Der zweite Teil des Satzes ist entscheidend. Es gibt zahlreiche Liquiditätsquellen außerhalb der Zentralbank, die von jener nur mittelbar gesteuert werden können. Wenn eine Bank einen Kredit vergibt, dann schafft sie damit originär frisches Geld und verbessert die Liquiditätslage. Wenn die Aktienmärkte boomen, verbessern sich die Finanzierungskonditionen. Wenn die Chinesen amerikanische Staatsanleihen aufkaufen, wird in den USA das Geld billiger.

Noch einmal die EZB:

Traditionally, global liquidity has been defined bas the sum of narrow money created by central banks and international reserves within advanced economies. Such a monetary liquidity measure is, however, less suitable today owing to global financial integration, new financial innovations that have led to alternative channels of access to credit and the growing importance of emerging markets.

Die Menge an Zentrabankgeld dürfte in den seltensten Fällen die entscheidende Bestimmungsgröße für die globale Liquidität sein. Das bedeutet nun nicht, dass die Zentralbanken machtlos sind. Die Höhe des von ihnen kontrollierten kurzfristigen Zinses beeinflusst über vielfältige Kanäle die Finanzierungsbedingungen – und Sonderoperationen wie der Kauf von Staatsanleihen oder die Aufweichung der Anforderung an die Sicherheiten, die die Banken bereitstellen müssen, natürlich auch.

Aber die Zinsen alleine sind in diesem Zusammenhang nicht die einzige und vielleicht nicht einmal die wichtiges Variable.  Das musste Alan Greenspan erfahren, als er den Leitzins anhob, die langfristigen Zinsen aber trotzdem niedrig blieben, weil die Chinesen verrückt nach US-Staatsanleihen waren.
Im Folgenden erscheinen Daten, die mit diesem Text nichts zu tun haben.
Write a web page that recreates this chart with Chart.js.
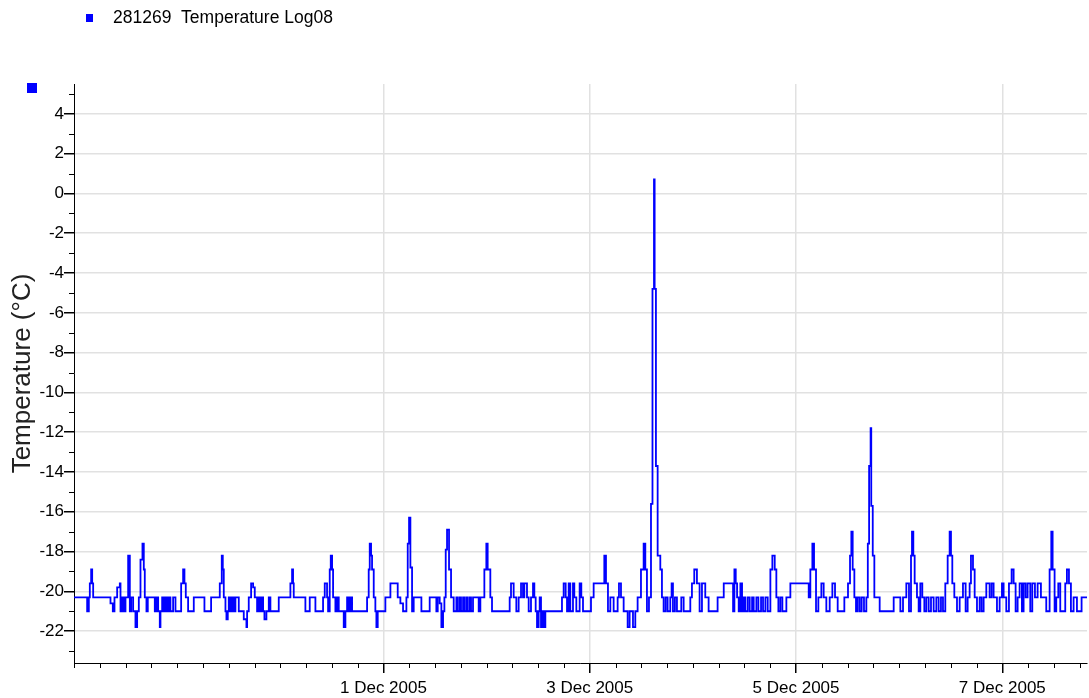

Und das erfährt die EZB jetzt, wo sie die Zinsen senkt, die Banken aber trotzdem nicht mehr Kredite vergeben. Deshalb auch die von Charles Goodhart und anderen angestoßene Debatte, ob es nicht sinnvoller sei, spekulativen Übertreibungen durch höhere Eigenkapitalanforderungen (die die Kreditvergabe und damit die Geldschöpfung der Banken blockieren) statt durch höhere Zinsen entgegenzuwirken.
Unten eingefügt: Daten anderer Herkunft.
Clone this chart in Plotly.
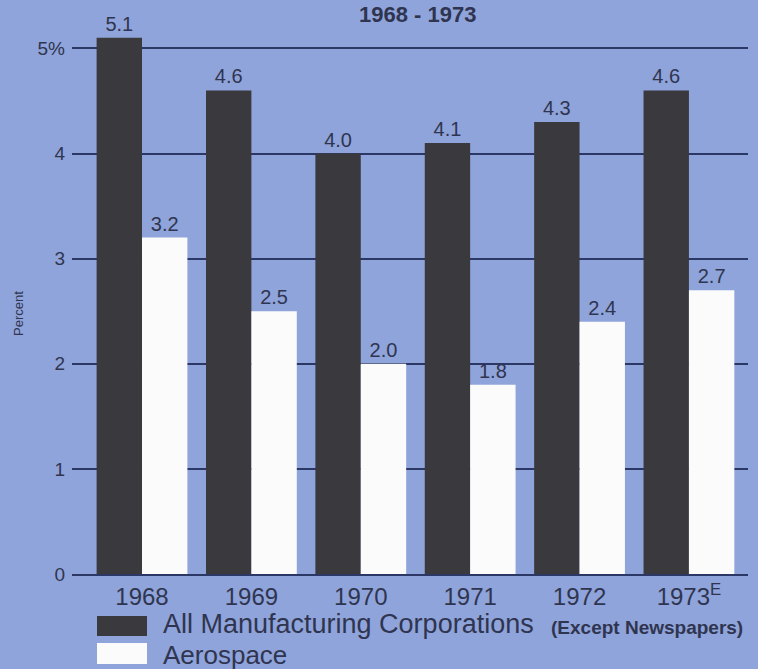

Der Diskurs würde profitieren, wenn wir in den Medien mit einem breiteren Liquiditätsansatz operieren würden, statt immer nur auf die Geldpolitik der Zentralbanken zu starren. Aber das Publikum verlangt nach klar identifizierbaren Akteuren – und deshalb schreiben wir weiter über Bernanke und Draghi und ihre Notenpressen.